Quick team-building activities, while being educational, are also enjoyable – or at least they should be. These activities aid the team in learning about each other in terms of how each person works, how they think, how they problem-solve, and, not least, how they have fun.

Here, we consider three quick team-building activities that endeavour to achieve a variety of team-building goals within the workplace.

Back of Napkin

On the rear of a napkin, sketch the solution to a particular problem, just like many successful entrepreneurs have done in the past.

Teams then need to work together in order to creatively solve problems.

Participants: Six to 24, divided into three to four teams.

Ten to 20 minutes’ duration.

The objective: To promote teamwork and plenty of unconventional thinking.

How to Play

  • Generate a number of open-ended problems. The problems can relate to your business, they can apply to a product – an imaginary product is fine, they can have an environmental focus or something else entirely.
  • Teams should be divided into two to four players each. Ideally, teams should comprise individuals that have never previously worked together.
  • Provide each team with a pen and a folded napkin.
  • One by one, teams should be invited to come up with a solution to each problem in turn. This can be in sketch format, in graph format, or as a chart. All solutions are then evaluated and the winner (the team with the best solution) declared.

Strategy

The “back of napkin” team-building activity works on the same principles that have been used for many real-life startups and product ideas previously. It’s a simplistic team-building exercise that provides participants with an enjoyable activity while simultaneously promoting out-of-the-box thinking and teamwork.

Spectrum Mapping

Spectrum Mapping involves the mapping of different perspectives on a particular topic and then organising them in the form of a spectrum.

Doing so can uncover an array of ideas and demonstrate a diversity of opinions within teams. Further, it can encourage team members that rarely contribute to participate.

Participants: Five to 15.

Thirty to 60 minutes’ duration.

The objective: To encourage the expression of different views and to share a diversity of thought.

How to Play

  1. Begin by identifying a number of topics about which you would like opinions and insights from all participants.
  1. On a whiteboard, write the topic for discussion in the centre. Invite participants to note their own perspectives on Post-it Notes. Stick each Note down either side of the central topic in the whiteboard.
  1. Invite the group to group similar ideas together on one side. Outlying concepts should be grouped on the opposite side.
  1. All ideas should be arranged into a “spectrum,” whereby those ideas that are most popular will be placed to the extreme right, and the less popular ideas to the extreme left.

Strategy

Creating a “spectrum map” such as this provides insights into your team’s diversity of views on a particular topic.
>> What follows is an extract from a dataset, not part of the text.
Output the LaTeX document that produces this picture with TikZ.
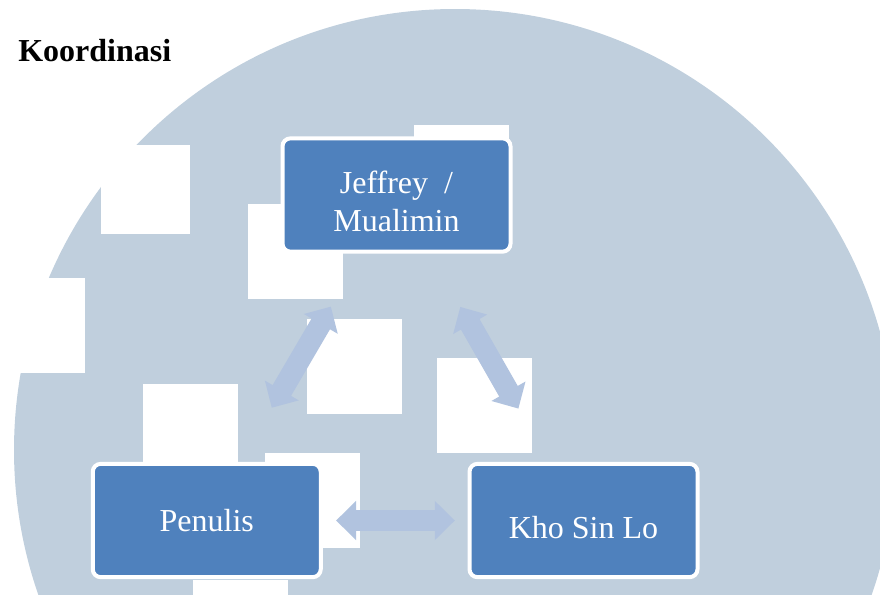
\documentclass[tikz,border=0pt]{standalone}
\usepackage{fontspec}
\setmainfont{Liberation Serif}
\usetikzlibrary{arrows.meta, calc, positioning}
\definecolor{discBg}{HTML}{C0CFDD}
\definecolor{boxBlue}{HTML}{4F81BD}
\definecolor{linkBlue}{HTML}{B1C3DF}
\tikzset{
    roleBox/.style={rectangle, rounded corners=6pt, draw=white, line width=3pt, fill=boxBlue, text=white, minimum width=171pt, minimum height=85pt, align=center, font=\fontsize{24}{28.5}\selectfont},
    titleText/.style={anchor=base west, inner sep=0pt, font=\bfseries\fontsize{24}{28}\selectfont},
    coordLink/.style={{Triangle[length=15pt, width=28.5pt]}-{Triangle[length=15pt, width=28.5pt]}, line width=16pt, draw=linkBlue},
}
\newcommand{\blankSquare}[2][95]{
    \fill[white] (#2) rectangle ++(#1,#1);
}
\newcommand{\coordLinkDraw}[4]{
    % both ends stop short of the boxes
    \draw[coordLink, shorten <=#3, shorten >=#4] #1 -- #2;
}

\begin{document}
\begin{tikzpicture}[x=0.75pt, y=-0.75pt]
        \useasboundingbox (0,0) rectangle (880,594);
        \clip (0,0) rectangle (880,594);

        \fill[discBg] (455,450) circle[radius=441];

        \blankSquare[89]{101,145}
        \blankSquare{-10,278}
        \blankSquare{248,204}
        \blankSquare{414,125}
        \blankSquare{307,319}
        \blankSquare{437,358}
        \blankSquare{143,384}
        \blankSquare{265,453}
        \blankSquare{193,580}

        \node[titleText] (title) at (18,61) {Koordinasi};

        \node[roleBox] (jeff) at (396.5,195) {\rule{0pt}{26pt}Jeffrey \ /\\Mualimin};
        \node[roleBox] (pen) at (206.75,520.5) {Penulis};
        \node[roleBox] (kho) at (583.5,520.5) {\rule{0pt}{27pt}Kho Sin Lo};

        \coordLinkDraw{([xshift=-26pt]jeff.south)}{([xshift=25pt]pen.north)}{46pt}{47pt}
        \coordLinkDraw{([xshift=25pt]jeff.south)}{([xshift=-26pt]kho.north)}{46pt}{46pt}
        \coordLinkDraw{(pen.east)}{(kho.west)}{10pt}{9.5pt}

    \end{tikzpicture}
\end{document}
By selecting a topic that is highly relevant to your business, this simple, quick team-building exercise can reveal a vast amount of unorthodox and unconventional thinking.

Radio Play

While making short movies can be a fun team-building activity, not all team members may wish to appear on camera.

Nevertheless, there is an alternative that can be more inviting even to the shyest of team members – crafting a radio play.

Creating a radio play provides different teams with the opportunity of working together and expressing individual and group creativity.

Participants: Six minimum.

Up to two hours’ duration, though can be much less.

The objective: To promote teamwork, creativity, time management, and collaboration.

How to Play

  1. For this team-building activity, you’ll need marker pens, normal pens, notebooks, microphones (can alternatively use mobile phone audio recording software), flip charts, and various props for the sound effects.
  1. Divide the participants into equal-sized teams of between three and 12 people.
  1. Establish a theme or invite teams to choose their own theme.
  1. Allow teams up to 45 minutes to plan and write the play. Fifteen to 20 minutes should easily be enough for each team’s performance.
  1. Review each play and provide a prize to the winning team based on concept and performance.

Strategy

Inviting teams to create a radio play is a far more attainable format than making a movie. Because there are no cameras involved, more team members will likely wish to participate.

Additionally, the production of a successful play, albeit in audio format, calls for teamwork, for collaboration, and for plenty of creative thinking.

Conclusion

This article caters to only three quick team-building activities though there are many more, with some more examples being available at https://brightvisionevents.co.uk/team-building/.

How you employ these activities depends on the number of participants, the amount of preparation time available, the available setting, and your end goal.

Be sure to combine more serious team-building activities together with less serious games for optimal results. While team building should be effective, it also must be fun. Frequently, the activities that are more fun can have a larger and more beneficial impact than the more serious exercises.